# WHAT IS BEING ASKED:
Without the pictures, print each of the records below exactly as it appears.
======== GIVEN DATA ========
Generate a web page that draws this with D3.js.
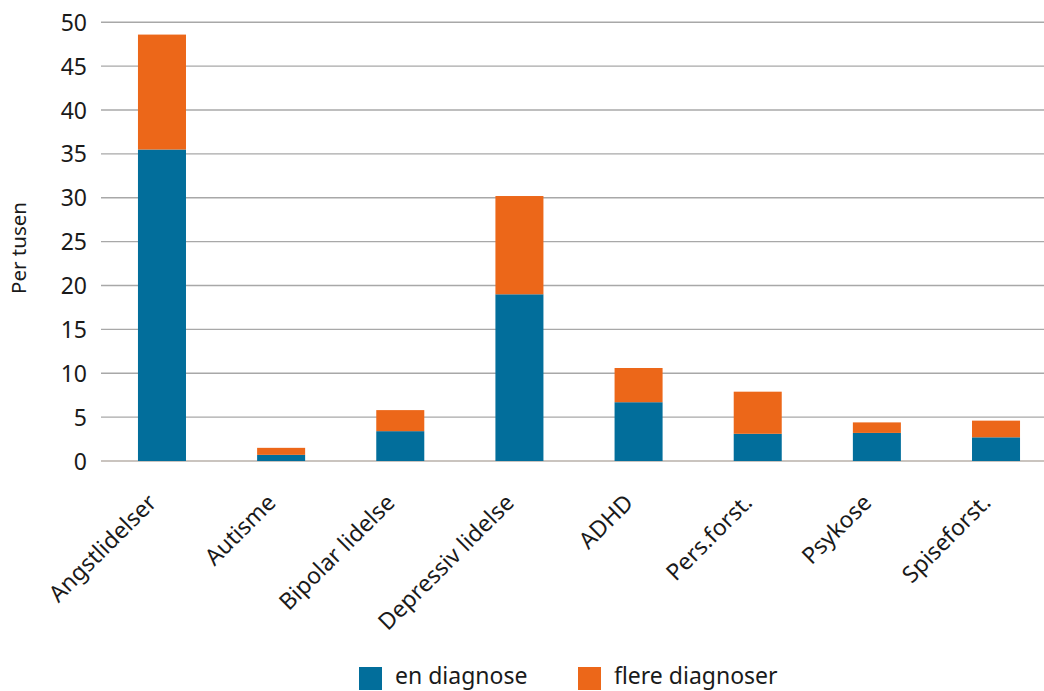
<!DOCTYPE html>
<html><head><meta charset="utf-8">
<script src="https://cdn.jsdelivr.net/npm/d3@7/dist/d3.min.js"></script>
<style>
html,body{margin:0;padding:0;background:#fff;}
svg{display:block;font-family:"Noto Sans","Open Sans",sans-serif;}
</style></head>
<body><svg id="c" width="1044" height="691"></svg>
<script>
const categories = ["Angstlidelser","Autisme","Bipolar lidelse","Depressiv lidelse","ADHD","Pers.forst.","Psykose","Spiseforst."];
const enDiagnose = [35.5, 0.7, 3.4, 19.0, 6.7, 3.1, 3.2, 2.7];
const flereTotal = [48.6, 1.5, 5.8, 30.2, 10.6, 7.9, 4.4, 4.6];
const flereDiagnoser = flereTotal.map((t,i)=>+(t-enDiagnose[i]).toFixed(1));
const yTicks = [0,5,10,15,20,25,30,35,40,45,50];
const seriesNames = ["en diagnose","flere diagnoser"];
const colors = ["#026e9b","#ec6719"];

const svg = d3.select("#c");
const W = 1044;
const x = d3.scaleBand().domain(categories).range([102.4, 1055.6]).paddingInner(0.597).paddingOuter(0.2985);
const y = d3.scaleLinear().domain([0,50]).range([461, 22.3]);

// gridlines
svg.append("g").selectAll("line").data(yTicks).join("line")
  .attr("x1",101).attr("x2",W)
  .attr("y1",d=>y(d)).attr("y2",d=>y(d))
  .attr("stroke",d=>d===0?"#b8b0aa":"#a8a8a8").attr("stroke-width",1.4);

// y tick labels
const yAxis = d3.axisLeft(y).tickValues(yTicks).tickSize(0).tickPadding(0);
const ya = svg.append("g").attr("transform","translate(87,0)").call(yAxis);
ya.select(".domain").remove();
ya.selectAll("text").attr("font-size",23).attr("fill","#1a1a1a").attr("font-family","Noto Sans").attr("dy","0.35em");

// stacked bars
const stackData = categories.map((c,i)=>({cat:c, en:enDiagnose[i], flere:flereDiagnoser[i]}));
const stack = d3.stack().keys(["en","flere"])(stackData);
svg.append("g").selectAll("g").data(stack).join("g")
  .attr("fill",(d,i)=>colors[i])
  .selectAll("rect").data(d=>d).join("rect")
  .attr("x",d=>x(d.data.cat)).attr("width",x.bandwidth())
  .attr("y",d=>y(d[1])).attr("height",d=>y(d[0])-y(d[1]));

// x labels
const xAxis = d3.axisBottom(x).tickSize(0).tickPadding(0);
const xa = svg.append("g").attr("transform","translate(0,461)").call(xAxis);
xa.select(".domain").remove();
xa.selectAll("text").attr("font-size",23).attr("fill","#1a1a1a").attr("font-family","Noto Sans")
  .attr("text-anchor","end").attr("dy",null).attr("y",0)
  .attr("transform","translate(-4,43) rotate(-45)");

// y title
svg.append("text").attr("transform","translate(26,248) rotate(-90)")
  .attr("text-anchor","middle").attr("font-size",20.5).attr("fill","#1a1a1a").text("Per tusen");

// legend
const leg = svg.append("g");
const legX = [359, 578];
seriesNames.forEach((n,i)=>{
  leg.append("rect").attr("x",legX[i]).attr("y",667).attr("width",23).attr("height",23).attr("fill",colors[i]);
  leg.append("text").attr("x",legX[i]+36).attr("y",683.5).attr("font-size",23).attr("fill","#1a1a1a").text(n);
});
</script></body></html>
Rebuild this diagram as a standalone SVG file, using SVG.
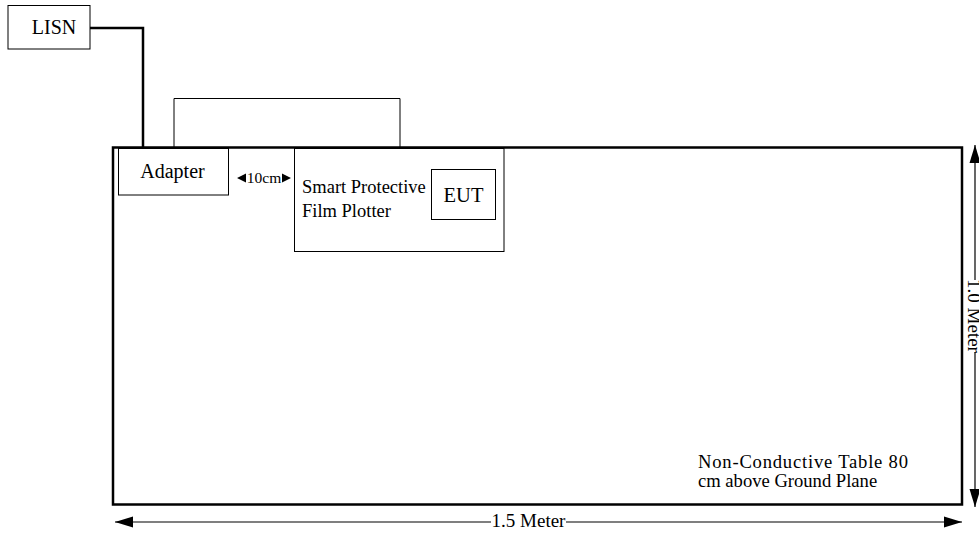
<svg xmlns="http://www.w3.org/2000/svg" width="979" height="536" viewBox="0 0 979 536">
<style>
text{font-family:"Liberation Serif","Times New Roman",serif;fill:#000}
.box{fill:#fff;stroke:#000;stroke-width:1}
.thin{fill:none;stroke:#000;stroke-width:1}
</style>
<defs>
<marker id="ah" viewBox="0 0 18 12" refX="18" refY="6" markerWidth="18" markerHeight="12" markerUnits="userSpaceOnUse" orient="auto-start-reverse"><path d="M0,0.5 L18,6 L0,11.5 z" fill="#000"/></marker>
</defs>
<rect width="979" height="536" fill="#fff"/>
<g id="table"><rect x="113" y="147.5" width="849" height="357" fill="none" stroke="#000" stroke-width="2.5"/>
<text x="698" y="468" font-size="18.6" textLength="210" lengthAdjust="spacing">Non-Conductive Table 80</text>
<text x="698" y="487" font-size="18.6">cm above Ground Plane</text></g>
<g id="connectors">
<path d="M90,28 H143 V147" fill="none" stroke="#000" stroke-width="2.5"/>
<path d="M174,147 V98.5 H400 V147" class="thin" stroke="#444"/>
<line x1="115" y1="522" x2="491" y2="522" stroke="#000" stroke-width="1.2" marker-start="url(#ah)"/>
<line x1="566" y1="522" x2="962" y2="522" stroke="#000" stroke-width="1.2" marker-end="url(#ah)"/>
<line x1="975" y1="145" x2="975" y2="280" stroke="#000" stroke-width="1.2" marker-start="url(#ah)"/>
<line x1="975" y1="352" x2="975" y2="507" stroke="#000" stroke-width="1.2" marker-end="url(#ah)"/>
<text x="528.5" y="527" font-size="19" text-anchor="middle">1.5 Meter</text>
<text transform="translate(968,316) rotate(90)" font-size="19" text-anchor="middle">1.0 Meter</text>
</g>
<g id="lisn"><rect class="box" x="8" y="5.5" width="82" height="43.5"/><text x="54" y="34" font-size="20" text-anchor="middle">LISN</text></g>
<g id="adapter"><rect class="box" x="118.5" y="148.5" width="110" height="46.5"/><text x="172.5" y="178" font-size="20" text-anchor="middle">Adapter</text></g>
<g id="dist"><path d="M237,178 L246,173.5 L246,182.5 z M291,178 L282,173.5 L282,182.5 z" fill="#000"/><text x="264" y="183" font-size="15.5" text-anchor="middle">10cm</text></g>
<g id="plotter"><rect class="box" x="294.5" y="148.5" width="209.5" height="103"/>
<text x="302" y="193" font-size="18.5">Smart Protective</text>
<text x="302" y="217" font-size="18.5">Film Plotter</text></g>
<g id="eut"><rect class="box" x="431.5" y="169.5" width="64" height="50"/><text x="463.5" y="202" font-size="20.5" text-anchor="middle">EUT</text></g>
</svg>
========
# SOLUTION FOR THIS PROBLEM:
Generate a web page that draws this with D3.js.
<!DOCTYPE html>
<html><head><meta charset="utf-8">
<script src="https://cdn.jsdelivr.net/npm/d3@7/dist/d3.min.js"></script>
<style>
html,body{margin:0;padding:0;background:#fff;}
svg{display:block;font-family:"Noto Sans","Open Sans",sans-serif;}
</style></head>
<body><svg id="c" width="1044" height="691"></svg>
<script>
const categories = ["Angstlidelser","Autisme","Bipolar lidelse","Depressiv lidelse","ADHD","Pers.forst.","Psykose","Spiseforst."];
const enDiagnose = [35.5, 0.7, 3.4, 19.0, 6.7, 3.1, 3.2, 2.7];
const flereTotal = [48.6, 1.5, 5.8, 30.2, 10.6, 7.9, 4.4, 4.6];
const flereDiagnoser = flereTotal.map((t,i)=>+(t-enDiagnose[i]).toFixed(1));
const yTicks = [0,5,10,15,20,25,30,35,40,45,50];
const seriesNames = ["en diagnose","flere diagnoser"];
const colors = ["#026e9b","#ec6719"];

const svg = d3.select("#c");
const W = 1044;
const x = d3.scaleBand().domain(categories).range([102.4, 1055.6]).paddingInner(0.597).paddingOuter(0.2985);
const y = d3.scaleLinear().domain([0,50]).range([461, 22.3]);

// gridlines
svg.append("g").selectAll("line").data(yTicks).join("line")
  .attr("x1",101).attr("x2",W)
  .attr("y1",d=>y(d)).attr("y2",d=>y(d))
  .attr("stroke",d=>d===0?"#b8b0aa":"#a8a8a8").attr("stroke-width",1.4);

// y tick labels
const yAxis = d3.axisLeft(y).tickValues(yTicks).tickSize(0).tickPadding(0);
const ya = svg.append("g").attr("transform","translate(87,0)").call(yAxis);
ya.select(".domain").remove();
ya.selectAll("text").attr("font-size",23).attr("fill","#1a1a1a").attr("font-family","Noto Sans").attr("dy","0.35em");

// stacked bars
const stackData = categories.map((c,i)=>({cat:c, en:enDiagnose[i], flere:flereDiagnoser[i]}));
const stack = d3.stack().keys(["en","flere"])(stackData);
svg.append("g").selectAll("g").data(stack).join("g")
  .attr("fill",(d,i)=>colors[i])
  .selectAll("rect").data(d=>d).join("rect")
  .attr("x",d=>x(d.data.cat)).attr("width",x.bandwidth())
  .attr("y",d=>y(d[1])).attr("height",d=>y(d[0])-y(d[1]));

// x labels
const xAxis = d3.axisBottom(x).tickSize(0).tickPadding(0);
const xa = svg.append("g").attr("transform","translate(0,461)").call(xAxis);
xa.select(".domain").remove();
xa.selectAll("text").attr("font-size",23).attr("fill","#1a1a1a").attr("font-family","Noto Sans")
  .attr("text-anchor","end").attr("dy",null).attr("y",0)
  .attr("transform","translate(-4,43) rotate(-45)");

// y title
svg.append("text").attr("transform","translate(26,248) rotate(-90)")
  .attr("text-anchor","middle").attr("font-size",20.5).attr("fill","#1a1a1a").text("Per tusen");

// legend
const leg = svg.append("g");
const legX = [359, 578];
seriesNames.forEach((n,i)=>{
  leg.append("rect").attr("x",legX[i]).attr("y",667).attr("width",23).attr("height",23).attr("fill",colors[i]);
  leg.append("text").attr("x",legX[i]+36).attr("y",683.5).attr("font-size",23).attr("fill","#1a1a1a").text(n);
});
</script></body></html>
Rebuild this diagram as a standalone SVG file, using SVG.
<svg xmlns="http://www.w3.org/2000/svg" width="979" height="536" viewBox="0 0 979 536">
<style>
text{font-family:"Liberation Serif","Times New Roman",serif;fill:#000}
.box{fill:#fff;stroke:#000;stroke-width:1}
.thin{fill:none;stroke:#000;stroke-width:1}
</style>
<defs>
<marker id="ah" viewBox="0 0 18 12" refX="18" refY="6" markerWidth="18" markerHeight="12" markerUnits="userSpaceOnUse" orient="auto-start-reverse"><path d="M0,0.5 L18,6 L0,11.5 z" fill="#000"/></marker>
</defs>
<rect width="979" height="536" fill="#fff"/>
<g id="table"><rect x="113" y="147.5" width="849" height="357" fill="none" stroke="#000" stroke-width="2.5"/>
<text x="698" y="468" font-size="18.6" textLength="210" lengthAdjust="spacing">Non-Conductive Table 80</text>
<text x="698" y="487" font-size="18.6">cm above Ground Plane</text></g>
<g id="connectors">
<path d="M90,28 H143 V147" fill="none" stroke="#000" stroke-width="2.5"/>
<path d="M174,147 V98.5 H400 V147" class="thin" stroke="#444"/>
<line x1="115" y1="522" x2="491" y2="522" stroke="#000" stroke-width="1.2" marker-start="url(#ah)"/>
<line x1="566" y1="522" x2="962" y2="522" stroke="#000" stroke-width="1.2" marker-end="url(#ah)"/>
<line x1="975" y1="145" x2="975" y2="280" stroke="#000" stroke-width="1.2" marker-start="url(#ah)"/>
<line x1="975" y1="352" x2="975" y2="507" stroke="#000" stroke-width="1.2" marker-end="url(#ah)"/>
<text x="528.5" y="527" font-size="19" text-anchor="middle">1.5 Meter</text>
<text transform="translate(968,316) rotate(90)" font-size="19" text-anchor="middle">1.0 Meter</text>
</g>
<g id="lisn"><rect class="box" x="8" y="5.5" width="82" height="43.5"/><text x="54" y="34" font-size="20" text-anchor="middle">LISN</text></g>
<g id="adapter"><rect class="box" x="118.5" y="148.5" width="110" height="46.5"/><text x="172.5" y="178" font-size="20" text-anchor="middle">Adapter</text></g>
<g id="dist"><path d="M237,178 L246,173.5 L246,182.5 z M291,178 L282,173.5 L282,182.5 z" fill="#000"/><text x="264" y="183" font-size="15.5" text-anchor="middle">10cm</text></g>
<g id="plotter"><rect class="box" x="294.5" y="148.5" width="209.5" height="103"/>
<text x="302" y="193" font-size="18.5">Smart Protective</text>
<text x="302" y="217" font-size="18.5">Film Plotter</text></g>
<g id="eut"><rect class="box" x="431.5" y="169.5" width="64" height="50"/><text x="463.5" y="202" font-size="20.5" text-anchor="middle">EUT</text></g>
</svg>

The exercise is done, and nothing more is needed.